[start]

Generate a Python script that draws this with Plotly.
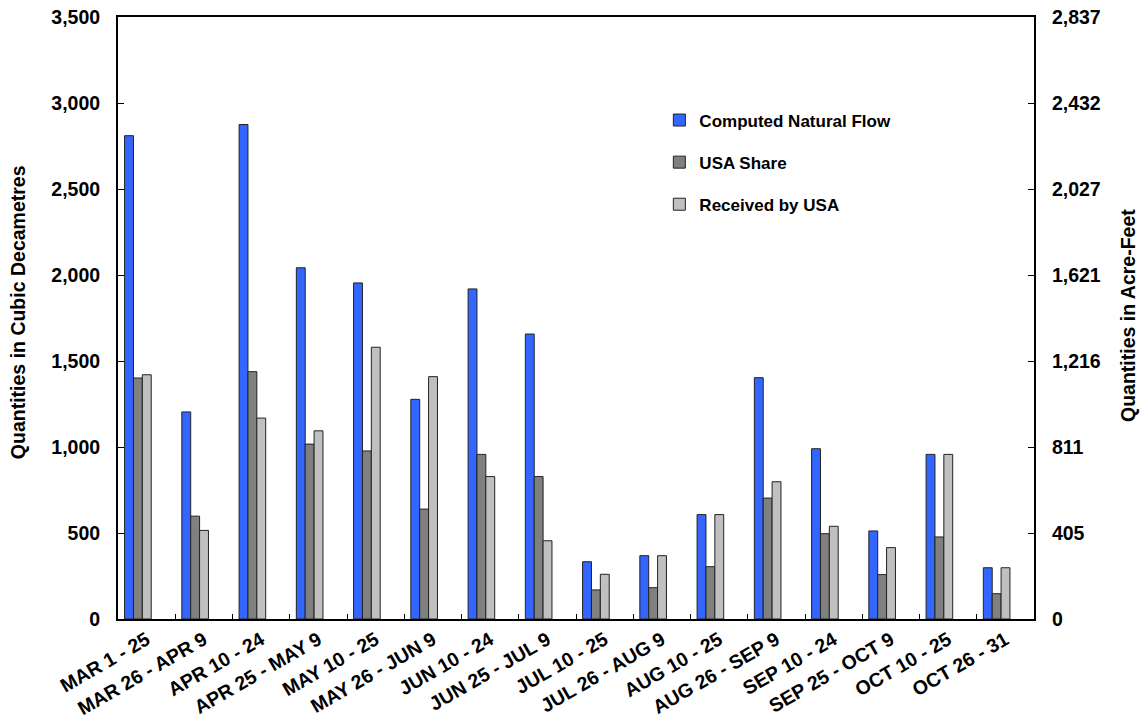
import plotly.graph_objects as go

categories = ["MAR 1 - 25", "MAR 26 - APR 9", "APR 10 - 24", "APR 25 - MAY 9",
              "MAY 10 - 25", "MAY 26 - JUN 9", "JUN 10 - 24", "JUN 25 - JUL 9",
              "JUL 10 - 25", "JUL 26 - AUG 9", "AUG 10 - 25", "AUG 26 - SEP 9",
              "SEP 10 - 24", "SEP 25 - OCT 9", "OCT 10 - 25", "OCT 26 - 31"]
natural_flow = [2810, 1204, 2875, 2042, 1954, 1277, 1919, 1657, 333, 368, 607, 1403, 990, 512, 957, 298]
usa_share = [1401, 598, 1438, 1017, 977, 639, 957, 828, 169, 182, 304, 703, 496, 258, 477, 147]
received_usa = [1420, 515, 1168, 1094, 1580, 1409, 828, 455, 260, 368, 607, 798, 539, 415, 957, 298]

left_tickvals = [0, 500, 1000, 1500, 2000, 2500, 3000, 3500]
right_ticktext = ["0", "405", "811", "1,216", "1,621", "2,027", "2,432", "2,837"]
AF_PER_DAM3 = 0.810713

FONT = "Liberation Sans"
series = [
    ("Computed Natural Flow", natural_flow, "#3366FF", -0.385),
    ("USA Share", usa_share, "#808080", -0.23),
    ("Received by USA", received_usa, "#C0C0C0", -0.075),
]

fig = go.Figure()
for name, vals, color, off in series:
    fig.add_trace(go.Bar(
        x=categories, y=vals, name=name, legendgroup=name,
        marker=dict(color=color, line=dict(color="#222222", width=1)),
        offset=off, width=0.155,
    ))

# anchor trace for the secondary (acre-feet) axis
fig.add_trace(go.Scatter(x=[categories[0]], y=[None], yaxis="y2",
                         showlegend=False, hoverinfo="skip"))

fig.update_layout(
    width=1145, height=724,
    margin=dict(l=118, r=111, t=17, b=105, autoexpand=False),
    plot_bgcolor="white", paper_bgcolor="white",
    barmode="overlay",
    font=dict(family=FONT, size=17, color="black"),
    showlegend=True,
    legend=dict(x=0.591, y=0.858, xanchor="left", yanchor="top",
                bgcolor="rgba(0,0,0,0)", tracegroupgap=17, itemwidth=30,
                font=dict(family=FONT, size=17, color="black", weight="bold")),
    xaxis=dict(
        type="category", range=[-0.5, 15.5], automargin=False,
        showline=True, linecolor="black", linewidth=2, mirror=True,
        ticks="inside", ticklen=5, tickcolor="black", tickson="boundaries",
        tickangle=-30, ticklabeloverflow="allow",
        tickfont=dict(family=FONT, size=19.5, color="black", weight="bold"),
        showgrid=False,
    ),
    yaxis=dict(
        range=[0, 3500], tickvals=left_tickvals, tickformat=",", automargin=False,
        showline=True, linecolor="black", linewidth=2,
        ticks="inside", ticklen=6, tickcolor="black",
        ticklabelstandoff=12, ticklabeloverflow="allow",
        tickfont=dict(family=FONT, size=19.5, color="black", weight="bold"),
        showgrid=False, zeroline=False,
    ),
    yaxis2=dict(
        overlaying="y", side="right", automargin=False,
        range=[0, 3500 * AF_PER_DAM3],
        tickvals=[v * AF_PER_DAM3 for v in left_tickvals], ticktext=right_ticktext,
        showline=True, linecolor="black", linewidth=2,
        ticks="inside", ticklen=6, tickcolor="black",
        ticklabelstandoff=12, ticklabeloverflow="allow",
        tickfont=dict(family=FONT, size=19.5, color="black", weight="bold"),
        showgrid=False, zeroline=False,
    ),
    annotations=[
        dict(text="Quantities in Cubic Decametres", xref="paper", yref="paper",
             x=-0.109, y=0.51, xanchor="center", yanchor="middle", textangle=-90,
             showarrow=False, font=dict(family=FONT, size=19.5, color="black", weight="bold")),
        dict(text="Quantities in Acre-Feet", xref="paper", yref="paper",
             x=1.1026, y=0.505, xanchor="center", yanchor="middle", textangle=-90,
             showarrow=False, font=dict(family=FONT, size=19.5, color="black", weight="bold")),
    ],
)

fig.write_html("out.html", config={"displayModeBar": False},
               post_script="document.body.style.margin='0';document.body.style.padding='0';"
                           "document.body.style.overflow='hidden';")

[end]

THE REQUEST
Give every line above again exactly, with no pictures.

EXPECTED OUTPUT
Generate a Python script that draws this with Plotly.
import plotly.graph_objects as go

categories = ["MAR 1 - 25", "MAR 26 - APR 9", "APR 10 - 24", "APR 25 - MAY 9",
              "MAY 10 - 25", "MAY 26 - JUN 9", "JUN 10 - 24", "JUN 25 - JUL 9",
              "JUL 10 - 25", "JUL 26 - AUG 9", "AUG 10 - 25", "AUG 26 - SEP 9",
              "SEP 10 - 24", "SEP 25 - OCT 9", "OCT 10 - 25", "OCT 26 - 31"]
natural_flow = [2810, 1204, 2875, 2042, 1954, 1277, 1919, 1657, 333, 368, 607, 1403, 990, 512, 957, 298]
usa_share = [1401, 598, 1438, 1017, 977, 639, 957, 828, 169, 182, 304, 703, 496, 258, 477, 147]
received_usa = [1420, 515, 1168, 1094, 1580, 1409, 828, 455, 260, 368, 607, 798, 539, 415, 957, 298]

left_tickvals = [0, 500, 1000, 1500, 2000, 2500, 3000, 3500]
right_ticktext = ["0", "405", "811", "1,216", "1,621", "2,027", "2,432", "2,837"]
AF_PER_DAM3 = 0.810713

FONT = "Liberation Sans"
series = [
    ("Computed Natural Flow", natural_flow, "#3366FF", -0.385),
    ("USA Share", usa_share, "#808080", -0.23),
    ("Received by USA", received_usa, "#C0C0C0", -0.075),
]

fig = go.Figure()
for name, vals, color, off in series:
    fig.add_trace(go.Bar(
        x=categories, y=vals, name=name, legendgroup=name,
        marker=dict(color=color, line=dict(color="#222222", width=1)),
        offset=off, width=0.155,
    ))

# anchor trace for the secondary (acre-feet) axis
fig.add_trace(go.Scatter(x=[categories[0]], y=[None], yaxis="y2",
                         showlegend=False, hoverinfo="skip"))

fig.update_layout(
    width=1145, height=724,
    margin=dict(l=118, r=111, t=17, b=105, autoexpand=False),
    plot_bgcolor="white", paper_bgcolor="white",
    barmode="overlay",
    font=dict(family=FONT, size=17, color="black"),
    showlegend=True,
    legend=dict(x=0.591, y=0.858, xanchor="left", yanchor="top",
                bgcolor="rgba(0,0,0,0)", tracegroupgap=17, itemwidth=30,
                font=dict(family=FONT, size=17, color="black", weight="bold")),
    xaxis=dict(
        type="category", range=[-0.5, 15.5], automargin=False,
        showline=True, linecolor="black", linewidth=2, mirror=True,
        ticks="inside", ticklen=5, tickcolor="black", tickson="boundaries",
        tickangle=-30, ticklabeloverflow="allow",
        tickfont=dict(family=FONT, size=19.5, color="black", weight="bold"),
        showgrid=False,
    ),
    yaxis=dict(
        range=[0, 3500], tickvals=left_tickvals, tickformat=",", automargin=False,
        showline=True, linecolor="black", linewidth=2,
        ticks="inside", ticklen=6, tickcolor="black",
        ticklabelstandoff=12, ticklabeloverflow="allow",
        tickfont=dict(family=FONT, size=19.5, color="black", weight="bold"),
        showgrid=False, zeroline=False,
    ),
    yaxis2=dict(
        overlaying="y", side="right", automargin=False,
        range=[0, 3500 * AF_PER_DAM3],
        tickvals=[v * AF_PER_DAM3 for v in left_tickvals], ticktext=right_ticktext,
        showline=True, linecolor="black", linewidth=2,
        ticks="inside", ticklen=6, tickcolor="black",
        ticklabelstandoff=12, ticklabeloverflow="allow",
        tickfont=dict(family=FONT, size=19.5, color="black", weight="bold"),
        showgrid=False, zeroline=False,
    ),
    annotations=[
        dict(text="Quantities in Cubic Decametres", xref="paper", yref="paper",
             x=-0.109, y=0.51, xanchor="center", yanchor="middle", textangle=-90,
             showarrow=False, font=dict(family=FONT, size=19.5, color="black", weight="bold")),
        dict(text="Quantities in Acre-Feet", xref="paper", yref="paper",
             x=1.1026, y=0.505, xanchor="center", yanchor="middle", textangle=-90,
             showarrow=False, font=dict(family=FONT, size=19.5, color="black", weight="bold")),
    ],
)

fig.write_html("out.html", config={"displayModeBar": False},
               post_script="document.body.style.margin='0';document.body.style.padding='0';"
                           "document.body.style.overflow='hidden';")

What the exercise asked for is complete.